======== RECORD EXTRACTS ========

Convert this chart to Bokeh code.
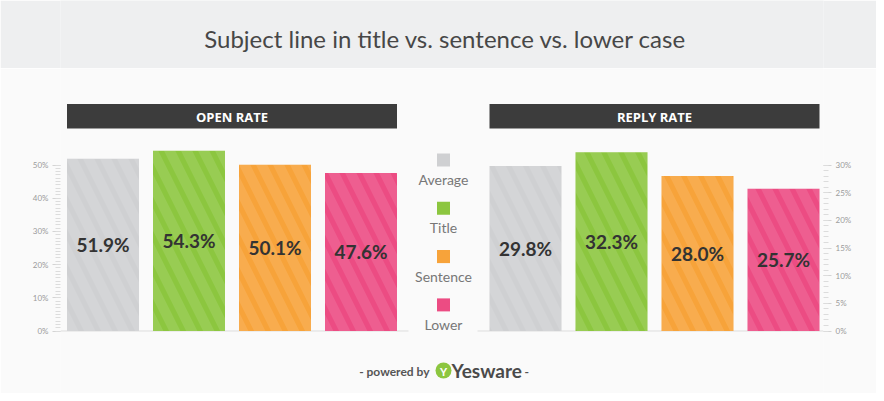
from bokeh.plotting import figure
from bokeh.layouts import column
from bokeh.models import Range1d, LinearAxis, FixedTicker, PrintfTickFormatter
from bokeh.core.properties import value
from bokeh.embed import file_html
from bokeh.resources import INLINE

# ---- data ----
title_text = "Subject line in title vs. sentence vs. lower case"
categories = ["Average", "Title", "Sentence", "Lower"]
open_rate = [51.9, 54.3, 50.1, 47.6]
reply_rate = [29.8, 32.3, 28.0, 25.7]
colors = ["#cfd0d2", "#8cc63f", "#f7a33a", "#ec4c83"]
panel_titles = ["OPEN RATE", "REPLY RATE"]
open_ticks = [0, 10, 20, 30, 40, 50]
reply_ticks = [0, 5, 10, 15, 20, 25, 30]
open_minor = list(range(0, 51))
reply_minor = list(range(0, 31))

FONT = "Lato"
BG = "#fafafa"

# ---- header ----
W = 876
HDR_H = 68
hdr = figure(width=W, height=HDR_H, output_backend="svg", toolbar_location=None,
             x_range=Range1d(0, W), y_range=Range1d(HDR_H, 0),
             min_border=0, outline_line_color=None)
hdr.axis.visible = False
hdr.grid.visible = False
hdr.background_fill_color = "#eeeff0"
hdr.border_fill_color = "#eeeff0"
hdr.text(x=[442], y=[38], text=[title_text], text_align="center",
         text_baseline="middle", text_font=value(FONT), text_font_size="24px",
         text_color="#474747")

# ---- main ----
top_px, bot_px = HDR_H, 393
zero_px = 330.5
o_per = 166.0 / 50.0
r_per = 166.0 / 30.0

p = figure(width=W, height=bot_px - top_px, output_backend="svg", toolbar_location=None,
           x_range=Range1d(60, 823),
           y_range=Range1d(-(bot_px - zero_px) / o_per, (zero_px - top_px) / o_per),
           min_border_left=60, min_border_right=W - 823, min_border_top=0, min_border_bottom=0,
           outline_line_color=None)
p.extra_y_ranges = {
    "reply": Range1d(-(bot_px - zero_px) / r_per, (zero_px - top_px) / r_per),
    "px": Range1d(bot_px, top_px),
}
p.axis.visible = False
p.grid.visible = False
p.background_fill_color = BG
p.border_fill_color = BG


def style_axis(ax, ticks, minor, bnds):
    ax.ticker = FixedTicker(ticks=ticks, minor_ticks=minor)
    ax.formatter = PrintfTickFormatter(format="%d%%")
    ax.bounds = bnds
    ax.axis_line_color = None
    ax.major_tick_in = 0
    ax.major_tick_out = 8
    ax.minor_tick_in = 0
    ax.minor_tick_out = 5
    ax.major_tick_line_color = "#d4d4d4"
    ax.minor_tick_line_color = "#dcdcdc"
    ax.major_label_text_font = FONT
    ax.major_label_text_font_size = "8px"
    ax.major_label_text_color = "#9a9a9a"
    ax.major_label_standoff = 4


lax = LinearAxis()
style_axis(lax, open_ticks, open_minor, (0, 50))
p.add_layout(lax, "left")
rax = LinearAxis(y_range_name="reply")
style_axis(rax, reply_ticks, reply_minor, (0, 30))
p.add_layout(rax, "right")

# baselines
p.segment(x0=[60, 477], y0=[zero_px, zero_px], x1=[408, 823], y1=[zero_px, zero_px],
          y_range_name="px", line_color="#dddddd", line_width=1)

# bars
step = 86
open_x = [102.5 + step * i for i in range(len(categories))]
reply_x = [525 + step * i for i in range(len(categories))]
bar_w = 72

bar_style = dict(width=bar_w, bottom=0, fill_color=colors, line_color=None,
                 hatch_pattern="left_diagonal_line", hatch_color="white",
                 hatch_alpha=0.1, hatch_scale=34, hatch_weight=10)
p.vbar(x=open_x, top=open_rate, **bar_style)
p.vbar(x=reply_x, top=reply_rate, y_range_name="reply", **bar_style)

lbl = dict(text_align="center", text_baseline="middle", text_font=value(FONT),
           text_font_style="bold", text_font_size="19px", text_color="#333333")
p.text(x=open_x, y=[v / 2 for v in open_rate], text=[f"{v:.1f}%" for v in open_rate], **lbl)
p.text(x=reply_x, y=[v / 2 for v in reply_rate], text=[f"{v:.1f}%" for v in reply_rate],
       y_range_name="reply", **lbl)

# panel headers
hx_left = [open_x[0] - bar_w / 2, reply_x[0] - bar_w / 2]
hx_right = [open_x[-1] + bar_w / 2, reply_x[-1] + bar_w / 2]
p.quad(left=hx_left, right=hx_right, top=[103.5, 103.5], bottom=[128, 128],
       y_range_name="px", fill_color="#3c3c3c", line_color=None)
p.text(x=[(a + b) / 2 for a, b in zip(hx_left, hx_right)], y=[116.5, 116.5], text=panel_titles,
       y_range_name="px", text_align="center", text_baseline="middle",
       text_font=value("Open Sans"), text_font_style="bold", text_font_size="13px",
       text_color="white")

# legend
leg_x = 443
leg_sq_y = [159.5 + 48.3 * i for i in range(len(categories))]
p.scatter(x=[leg_x] * len(categories), y=leg_sq_y, marker="square", size=13,
          fill_color=colors, line_color=None, y_range_name="px")
p.text(x=[leg_x] * len(categories), y=[y + 19.5 for y in leg_sq_y], text=categories,
       y_range_name="px", text_align="center", text_baseline="middle",
       text_font=value(FONT), text_font_size="14px", text_color="#777777")

# footer
p.text(x=[429], y=[371], text=["- powered by"], y_range_name="px", text_align="right",
       text_baseline="middle", text_font=value(FONT), text_font_style="bold",
       text_font_size="12px", text_color="#555555")
p.scatter(x=[443], y=[370], marker="circle", size=16, fill_color="#8cc63f",
          line_color=None, y_range_name="px")
p.text(x=[443], y=[370.5], text=["Y"], y_range_name="px", text_align="center",
       text_baseline="middle", text_font=value(FONT), text_font_style="bold",
       text_font_size="11px", text_color="white")
p.text(x=[451], y=[370], text=["Yesware"], y_range_name="px", text_align="left",
       text_baseline="middle", text_font=value(FONT), text_font_style="bold",
       text_font_size="19px", text_color="#4a4a4a")
p.text(x=[524], y=[371], text=["-"], y_range_name="px", text_align="left",
       text_baseline="middle", text_font=value(FONT), text_font_style="bold",
       text_font_size="12px", text_color="#555555")

layout = column(hdr, p, spacing=0)
open("out.html", "w").write(file_html(layout, INLINE))
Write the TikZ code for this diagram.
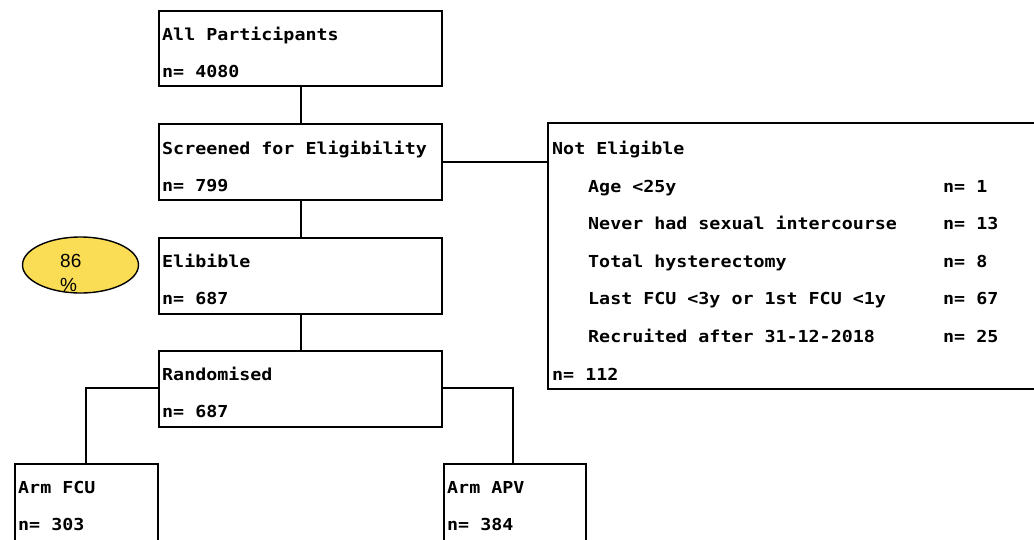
\documentclass[tikz,border=0pt]{standalone}
\usepackage{fontspec}
\setmainfont{Liberation Sans}
\newfontfamily\mono[FakeStretch=1.11]{DejaVu Sans Mono}
\usetikzlibrary{shapes.geometric}
\definecolor{ovalyellow}{RGB}{250,220,85}
\tikzset{
  boxnode/.style={draw=black, line width=2pt, rectangle, inner sep=0pt, anchor=north west},
  txt/.style={anchor=base west, inner sep=0pt, font=\mono\bfseries\fontsize{16.5}{18}\selectfont},
  conn/.style={draw=black, line width=2pt},
}
\begin{document}
\begin{tikzpicture}[x=1pt,y=-1pt]
\useasboundingbox (0,0) rectangle (1034,539);
% boxes
\node[boxnode, minimum width=283pt, minimum height=75pt] (all) at (158,10) {};
\node[boxnode, minimum width=283pt, minimum height=76pt] (scr) at (158,123) {};
\node[boxnode, minimum width=283pt, minimum height=76pt] (eli) at (158,237) {};
\node[boxnode, minimum width=283pt, minimum height=76pt] (ran) at (158,350) {};
\node[boxnode, minimum width=143pt, minimum height=80pt] (fcu) at (14,463) {};
\node[boxnode, minimum width=142pt, minimum height=80pt] (apv) at (443,463) {};
\node[boxnode, minimum width=500pt, minimum height=266pt] (ne) at (547,122) {};
% texts
\node[txt] (t1a) at (162,40) {All Participants};
\node[txt] (t1b) at (162,77) {n= 4080};
\node[txt] (t2a) at (162,154) {Screened for Eligibility};
\node[txt] (t2b) at (162,191) {n= 799};
\node[txt] (t3a) at (162,267) {Elibible};
\node[txt] (t3b) at (162,304) {n= 687};
\node[txt] (t4a) at (162,380) {Randomised};
\node[txt] (t4b) at (162,417) {n= 687};
\node[txt] (t5a) at (18,493) {Arm FCU};
\node[txt] (t5b) at (18,530) {n= 303};
\node[txt] (t6a) at (447,493) {Arm APV};
\node[txt] (t6b) at (447,530) {n= 384};
\node[txt] (n0) at (552,154) {Not Eligible};
\node[txt] (n1) at (588,192) {Age <25y};
\node[txt] (n2) at (588,229) {Never had sexual intercourse};
\node[txt] (n3) at (588,267) {Total hysterectomy};
\node[txt] (n4) at (588,304) {Last FCU <3y or 1st FCU <1y};
\node[txt] (n5) at (588,342) {Recruited after 31-12-2018};
\node[txt] (m1) at (943,192) {n= 1};
\node[txt] (m2) at (943,229) {n= 13};
\node[txt] (m3) at (943,267) {n= 8};
\node[txt] (m4) at (943,304) {n= 67};
\node[txt] (m5) at (943,342) {n= 25};
\node[txt] (n6) at (552,380) {n= 112};
% oval
\node[ellipse, draw=black, line width=1.4pt, fill=ovalyellow, minimum width=116pt, minimum height=56pt, inner sep=0pt] (pct) at (80.5,265) {};
\node[anchor=base west, inner sep=0pt, font=\fontsize{19}{21}\selectfont] (p1) at (60,267) {86};
\node[anchor=base west, inner sep=0pt, font=\fontsize{19}{21}\selectfont] (p2) at (60,291) {\%};
% connectors
\draw[conn] (all.south) -- (scr.north);
\draw[conn] (scr.south) -- (eli.north);
\draw[conn] (eli.south) -- (ran.north);
\draw[conn] (scr.east) -- (scr.east -| ne.west);
\coordinate (lf) at (86,388);
\coordinate (rt) at (513,388);
\draw[conn] (ran.west |- lf) -- (lf) -- (lf |- fcu.north);
\draw[conn] (ran.east |- rt) -- (rt) -- (rt |- apv.north);
\end{tikzpicture}
\end{document}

========

• [WRITTEN EXERCISE] The required output is the exact run of lines from the start of the records through the line containing "r_per = 166.0 / 30.0", both ends included, with no pictures.

• [COMPLETE OUTPUT]
Convert this chart to Bokeh code.
from bokeh.plotting import figure
from bokeh.layouts import column
from bokeh.models import Range1d, LinearAxis, FixedTicker, PrintfTickFormatter
from bokeh.core.properties import value
from bokeh.embed import file_html
from bokeh.resources import INLINE

# ---- data ----
title_text = "Subject line in title vs. sentence vs. lower case"
categories = ["Average", "Title", "Sentence", "Lower"]
open_rate = [51.9, 54.3, 50.1, 47.6]
reply_rate = [29.8, 32.3, 28.0, 25.7]
colors = ["#cfd0d2", "#8cc63f", "#f7a33a", "#ec4c83"]
panel_titles = ["OPEN RATE", "REPLY RATE"]
open_ticks = [0, 10, 20, 30, 40, 50]
reply_ticks = [0, 5, 10, 15, 20, 25, 30]
open_minor = list(range(0, 51))
reply_minor = list(range(0, 31))

FONT = "Lato"
BG = "#fafafa"

# ---- header ----
W = 876
HDR_H = 68
hdr = figure(width=W, height=HDR_H, output_backend="svg", toolbar_location=None,
             x_range=Range1d(0, W), y_range=Range1d(HDR_H, 0),
             min_border=0, outline_line_color=None)
hdr.axis.visible = False
hdr.grid.visible = False
hdr.background_fill_color = "#eeeff0"
hdr.border_fill_color = "#eeeff0"
hdr.text(x=[442], y=[38], text=[title_text], text_align="center",
         text_baseline="middle", text_font=value(FONT), text_font_size="24px",
         text_color="#474747")

# ---- main ----
top_px, bot_px = HDR_H, 393
zero_px = 330.5
o_per = 166.0 / 50.0
r_per = 166.0 / 30.0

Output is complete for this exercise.